Feeding Ghosts took ten years to research and to write, time which included learning some Chinese and getting her grandmother’s memoir translated into English. In Feeding Ghosts, Hull pieces together one hundred years of family history and three generations of trauma.

Hulls is also a long-distance solo cyclist and explorer of the outdoors, and has presented illustrated lectures entitled 'She Traveled Solo: Strong Women of the Early 20th Century'. The lectures were about female explorers and adventurers, like Bessie Coleman, Fannie Quigley, Ada Blackjack, Annie Londonderry, Fanny Bullock Workman, and Katie Sandwina. Hulls has published in The Washington Post, Atlas Obscura, and Adventure Journal. Her comics have appeared in The Rumpus, City Arts, and SPARK.
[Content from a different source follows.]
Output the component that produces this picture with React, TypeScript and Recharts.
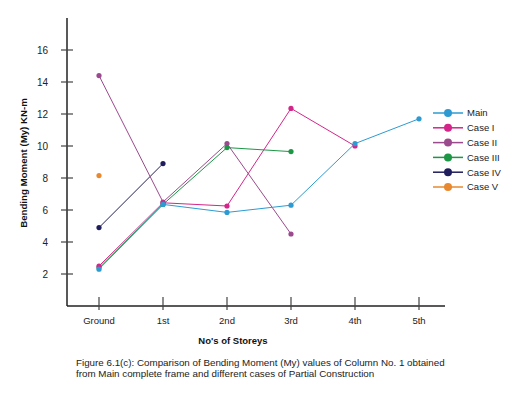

== Awards and recognition ==
Hulls received grants from the Seattle Office of Arts and Culture and 4Culture, and received the Artist Trust Arts Innovator Award. In 2025, she received the Pulitzer Prize for Memoir or Autobiography, the John Leonard Prize for Best First Book, the Anisfield-Wolf Award for Memoir/Autobiography, and the Libby Book Award for Best Comic/Graphic Novel, all for her debut graphic memoir, Feeding Ghosts. Hulls was a finalist for the Kirkus Prize for Nonfiction, longlisted for the Carnegie Medal for Illustration, and shortlisted for the Pacific Northwest Book Award. Feeding Ghosts was named one of the best books of 2025 by Time, Forbes, NPR, The Minnesota Star Tribune, LitHub, Publishers Weekly, Library Journal, and the Chicago Public Library.